Q: Matthew said in Glamour that you two were, “the perfect pain in each other’s asses.” Is that accurate?
A:
[Laughs] I’m not that bad, but personally we can drive each other crazy but there’s a real honest love with each other. It’s also one of those things when you know someone so well and love them, like my brothers, the things that drive you crazy you still love about them.

Q: Were you nervous to do any of the underwater scenes?
A:
When you’re underwater, there’s no messing around. I can hold my breath for 45 seconds. We did a blowhole scene where they had a mechanism to make a wave and I was nervous. You had to trust that the people there. I had to learn hand signals, so we were down there and it was murky and I was waving my arm and afterwards I think the exact words out of my mouth were: “What the [expletive] was that?”

Q: Did you give Matthew any parental advice?
A:
This is what I get to teach Matthew: “You think that now and then you have your child and you realize they are nothing like you’d expect them to be. Ryder doesn’t like to sing. You’d think, “I sing, Chris sings, my mother sings, his grandfather – everybody sings.” We’ve caught him a few times but he doesn’t like it. They’re their own person. You could literally give birth to a conservative, Republican who is a brainiac with math and go, “I don’t know where you came from.”

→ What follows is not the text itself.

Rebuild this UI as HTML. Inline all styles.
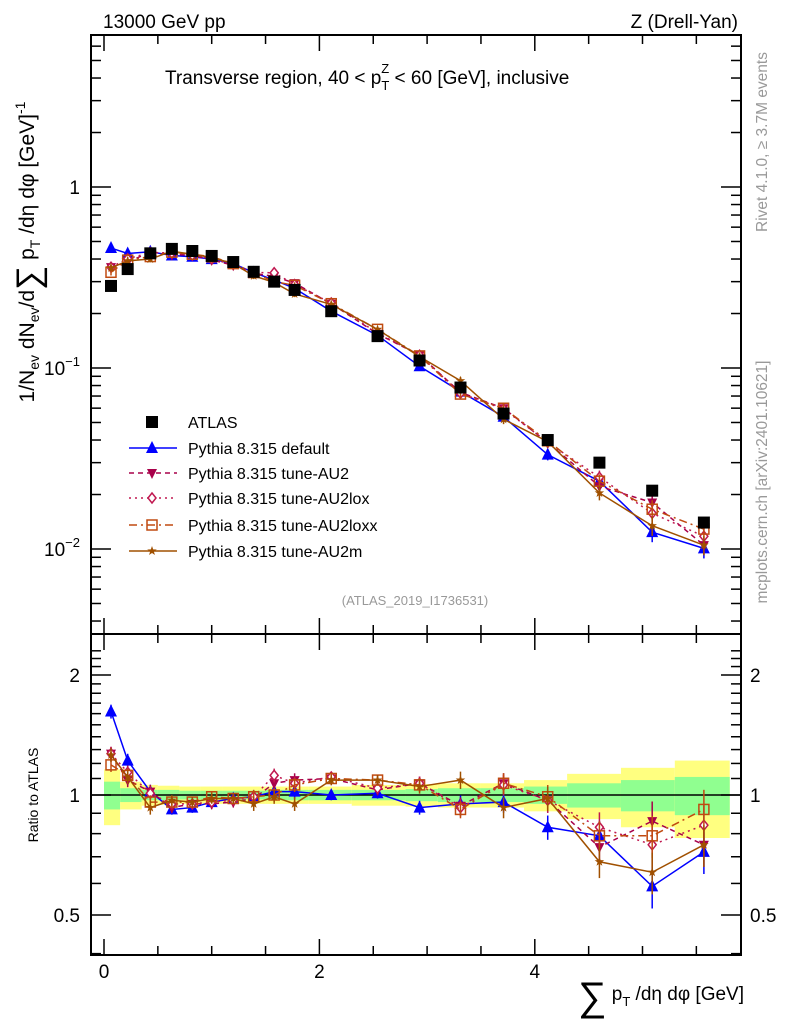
<!DOCTYPE html>
<html><head><meta charset="utf-8"><style>
html,body{margin:0;padding:0;background:#fff;}
svg{display:block;font-family:"Liberation Sans",sans-serif;}
</style></head><body>
<svg id="c" width="786" height="1024" viewBox="0 0 786 1024" xmlns="http://www.w3.org/2000/svg">
<text x="103" y="28" font-size="19">13000 GeV pp</text>
<text x="738" y="28" font-size="19" text-anchor="end">Z (Drell-Yan)</text>
<text x="165" y="84" font-size="19">Transverse region, 40 &lt; p<tspan font-size="13" dy="6">T</tspan><tspan font-size="13" dx="-8" dy="-17">Z</tspan><tspan dy="11"> &lt; 60 [GeV], inclusive</tspan></text>
<text x="415" y="605" font-size="13" fill="#999" text-anchor="middle">(ATLAS_2019_I1736531)</text>
<text transform="translate(767,142) rotate(-90)" font-size="15.5" fill="#999" text-anchor="middle">Rivet 4.1.0, ≥ 3.7M events</text>
<text transform="translate(767,482) rotate(-90)" font-size="15.5" fill="#999" text-anchor="middle">mcplots.cern.ch [arXiv:2401.10621]</text>
<text transform="translate(34,252) rotate(-90)" font-size="21" text-anchor="middle">1/N<tspan font-size="14" dy="5">ev</tspan><tspan dy="-5"> dN</tspan><tspan font-size="14" dy="5">ev</tspan><tspan dy="-5">/d</tspan><tspan font-size="34" dy="6">∑</tspan><tspan dy="-6"> p</tspan><tspan font-size="14" dy="6">T</tspan><tspan dy="-6"> /dη dφ  [GeV]</tspan><tspan font-size="14" dy="-9">-1</tspan></text>
<text transform="translate(38,795) rotate(-90)" font-size="14" text-anchor="middle">Ratio to ATLAS</text>
<text x="744" y="1000" font-size="19" text-anchor="end"><tspan font-size="40" dy="10">∑</tspan><tspan dy="-10"> p</tspan><tspan font-size="13" dy="6">T</tspan><tspan dy="-6"> /dη dφ [GeV]</tspan></text>
<g id="g"></g>
</svg>
<script>
const xCenters=[0.065,0.22,0.43,0.63,0.82,1.0,1.2,1.39,1.58,1.77,2.11,2.54,2.93,3.31,3.71,4.12,4.6,5.09,5.57];
const binEdges=[0,0.15,0.35,0.5,0.7,0.9,1.1,1.3,1.5,1.7,1.9,2.3,2.8,3.1,3.5,3.9,4.3,4.8,5.3,5.81];
const atlas=[0.284,0.352,0.43,0.455,0.443,0.416,0.385,0.34,0.30,0.27,0.206,0.15,0.11,0.078,0.056,0.04,0.03,0.021,0.014];
const bandStat=[0.08,0.04,0.03,0.03,0.025,0.025,0.025,0.025,0.03,0.03,0.03,0.03,0.035,0.04,0.04,0.05,0.07,0.09,0.11];
const bandTot=[0.16,0.08,0.06,0.055,0.05,0.05,0.05,0.05,0.05,0.05,0.05,0.06,0.065,0.07,0.07,0.09,0.13,0.17,0.22];
const rDefault=[1.62,1.22,1.02,0.92,0.93,0.96,0.98,0.99,1.02,1.02,1.0,1.01,0.93,0.95,0.96,0.83,0.79,0.59,0.72];
const rAU2=[1.27,1.09,1.02,0.93,0.95,0.95,0.96,0.98,1.07,1.09,1.10,1.03,1.07,0.94,1.07,0.97,0.74,0.86,0.75];
const rAU2lox=[1.27,1.14,1.01,0.95,0.95,0.96,0.97,0.99,1.12,1.07,1.11,1.04,1.07,0.93,1.06,0.97,0.83,0.75,0.84];
const rAU2loxx=[1.19,1.12,0.96,0.96,0.96,0.99,0.98,0.99,1.0,1.06,1.10,1.09,1.06,0.92,1.07,0.99,0.79,0.79,0.92];
const rAU2m=[1.26,1.11,0.93,0.97,0.96,0.98,0.98,0.95,0.99,0.95,1.09,1.09,1.05,1.09,0.93,0.98,0.68,0.64,0.75];
const mcErr=[0.04,0.04,0.04,0.03,0.03,0.03,0.03,0.04,0.04,0.04,0.03,0.03,0.04,0.05,0.06,0.07,0.09,0.12,0.12];
const yTicks=[1,0.1,0.01];
const yTickLabels=["1","10","10"];
const rTicks=[0.5,1,2];
const xTicks=[0,2,4];

const NS="http://www.w3.org/2000/svg";
const G=document.getElementById('g');
function el(t,a,p){const e=document.createElementNS(NS,t);for(const k in a)e.setAttribute(k,a[k]);(p||G).appendChild(e);return e;}
const L=91,R=741,T=35,MB=634,RB=955;
const X=v=>104+v*107.7;
const Y=v=>187-181*Math.log10(v);
const RY=v=>795-120*Math.log2(v);
const clipR=v=>Math.max(T,Math.min(MB,v));

for(let i=0;i<atlas.length;i++){
 const x0=X(binEdges[i]),x1=X(binEdges[i+1]);
 const b1=el('rect',{x:x0,y:RY(1+bandTot[i]),width:x1-x0,height:RY(1-bandTot[i])-RY(1+bandTot[i]),fill:'#ffff80'});
 
 
 const b2=el('rect',{x:x0,y:RY(1+bandStat[i]),width:x1-x0,height:RY(1-bandStat[i])-RY(1+bandStat[i]),fill:'#90ff90'});
 
 
}
el('line',{x1:L,x2:R,y1:RY(1),y2:RY(1),stroke:'#000','stroke-width':1.5});

el('rect',{x:L,y:T,width:R-L,height:MB-T,fill:'none',stroke:'#000','stroke-width':2});
el('rect',{x:L,y:MB,width:R-L,height:RB-MB,fill:'none',stroke:'#000','stroke-width':2});

for(let v=0;v<=5.8;v+=0.5){
 const maj=Math.abs(v-Math.round(v/2)*2)<1e-6;
 const len=maj?16:9;
 [[T,1],[MB,-1],[MB,1],[RB,-1]].forEach(([y,d])=>el('line',{x1:X(v),x2:X(v),y1:y,y2:y+d*len,stroke:'#000','stroke-width':1.5}));
}
xTicks.forEach(v=>{const t=el('text',{x:X(v),y:978,'font-size':19,'text-anchor':'middle'});t.textContent=v;

});

for(let d=-3;d<=1;d++)for(let m=1;m<=9;m++){const v=m*Math.pow(10,d);const y=Y(v);if(y<T||y>MB)continue;
 const len=m==1?20:10;
 el('line',{x1:L,x2:L+len,y1:y,y2:y,stroke:'#000','stroke-width':1.5});
 el('line',{x1:R,x2:R-len,y1:y,y2:y,stroke:'#000','stroke-width':1.5});}
yTicks.forEach((v,i)=>{const t=el('text',{x:80,y:Y(v)+7,'font-size':19,'text-anchor':'end'});
 t.textContent=yTickLabels[i];
 if(v!==1){const s=el('tspan',{'font-size':13,dy:-9},t);s.textContent=(v===0.1?'−1':'−2');}
 
 });

for(let v=0.4;v<=2.4;v+=0.1){const y=RY(v);if(y<MB||y>RB)continue;
 const maj=[0.5,1,2].some(q=>Math.abs(q-v)<1e-6);const len=maj?20:10;
 el('line',{x1:L,x2:L+len,y1:y,y2:y,stroke:'#000','stroke-width':1.5});
 el('line',{x1:R,x2:R-len,y1:y,y2:y,stroke:'#000','stroke-width':1.5});}
rTicks.forEach(v=>{[[80,'end'],[750,'start']].forEach(([x,a])=>{const t=el('text',{x:x,y:RY(v)+7,'font-size':19,'text-anchor':a});t.textContent=v;
 
 });});

function marker(kind,x,y,c,p){
 if(kind==='sq')return el('rect',{x:x-6,y:y-6,width:12,height:12,fill:'#000'},p);
 if(kind==='up')return el('polygon',{points:`${x},${y-7} ${x-6},${y+5} ${x+6},${y+5}`,fill:c},p);
 if(kind==='dn')return el('polygon',{points:`${x},${y+6} ${x-5},${y-4} ${x+5},${y-4}`,fill:c},p);
 if(kind==='dia')return el('polygon',{points:`${x},${y-5} ${x+4},${y} ${x},${y+5} ${x-4},${y}`,fill:'#fff',stroke:c,'stroke-width':1.5},p);
 if(kind==='osq')return el('rect',{x:x-5,y:y-5,width:10,height:10,fill:'none',stroke:c,'stroke-width':1.5},p);
 if(kind==='star'){let pts=[];for(let k=0;k<10;k++){const r=k%2?2:5;const a=-Math.PI/2+k*Math.PI/5;pts.push((x+r*Math.cos(a))+','+(y+r*Math.sin(a)));}return el('polygon',{points:pts.join(' '),fill:c},p);}
}
const series=[
 {name:'default',r:rDefault,c:'#0000ff',dash:'',m:'up'},
 {name:'au2',r:rAU2,c:'#a8004a',dash:'5,4',m:'dn'},
 {name:'au2lox',r:rAU2lox,c:'#c01850',dash:'2,4',m:'dia'},
 {name:'au2loxx',r:rAU2loxx,c:'#c04a10',dash:'8,4,2,4',m:'osq'},
 {name:'au2m',r:rAU2m,c:'#a05000',dash:'',m:'star'}];

series.forEach(s=>{
 const g1=el('g',{});
 
 
 const mp=xCenters.map((x,i)=>X(x)+','+clipR(Y(atlas[i]*s.r[i]))).join(' ');
 const rp=xCenters.map((x,i)=>X(x)+','+RY(s.r[i])).join(' ');
 el('polyline',{points:mp,fill:'none',stroke:s.c,'stroke-width':1.5,'stroke-dasharray':s.dash},g1);
 el('polyline',{points:rp,fill:'none',stroke:s.c,'stroke-width':1.5,'stroke-dasharray':s.dash},g1);
 xCenters.forEach((x,i)=>{
  const v=atlas[i]*s.r[i],e=mcErr[i];
  el('line',{x1:X(x),x2:X(x),y1:Y(v*(1+e)),y2:Y(v*(1-e)),stroke:s.c,'stroke-width':1.5},g1);
  el('line',{x1:X(x),x2:X(x),y1:RY(s.r[i]*(1+e)),y2:RY(s.r[i]*(1-e)),stroke:s.c,'stroke-width':1.5},g1);
  const m1=marker(s.m,X(x),Y(v),s.c,g1);
  
  
  const m2=marker(s.m,X(x),RY(s.r[i]),s.c,g1);
  
  
 });
});
xCenters.forEach((x,i)=>{const m=marker('sq',X(x),Y(atlas[i]),'#000');
 
 });

const legNames=['ATLAS','Pythia 8.315 default','Pythia 8.315 tune-AU2','Pythia 8.315 tune-AU2lox','Pythia 8.315 tune-AU2loxx','Pythia 8.315 tune-AU2m'];
const legY=[422,448,473,498,525,551];
legNames.forEach((n,i)=>{
 const g1=el('g',{});
 
 
 if(i===0)marker('sq',152,legY[i],'#000',g1);
 else{const s=series[i-1];el('line',{x1:129,x2:177,y1:legY[i],y2:legY[i],stroke:s.c,'stroke-width':1.5,'stroke-dasharray':s.dash},g1);marker(s.m,152,legY[i],s.c,g1);}
 const t=el('text',{x:188,y:legY[i]+6,'font-size':16},g1);t.textContent=n;
});
</script>
</body></html>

Q: He should be a fun dad, though, right?
A:
I think he will be an incredible dad. I think because people see Matthew out dancing in a bar or beaching around, taking a hike with some crazy bandana on, like anything people take the image of what they want someone to be and they just run with it. When you really know a person and love a person it’s nice to know that that person is nothing like that image. Matthew is one of the most loving and loyal people I know. He’s a family person, he loves kids and I think he’ll be an absolute blast as a dad.

Q: So how’s single life treating you?
A:
I like it. My single life is me, Ryder and Chris [Robinson of The Black Crowes, her ex-husband]. It doesn’t change. Chris and I were in Aspen over Christmas and we were like, “So, should we go to a bar?” [Laughs] Really my main focus is Ryder, same with Chris. I feel like personally like I’m a great place because I’m so happy to be alone with our son and Chris is, too. I’m not really interested in a relationship right now. I’m interested in my son.

Q: So how have you been handling the tabloid media attention recently?
A:
You just let people write whatever they are going to write and you close your eyes. You have a laugh and I’ll just continue knowing my truth. My truth is the people I love. It just feels not real. You have to realize that and it’s hard to come to terms with the fact that you have to look at it and go "Wait a minute. None of this is real. This isn’t my life."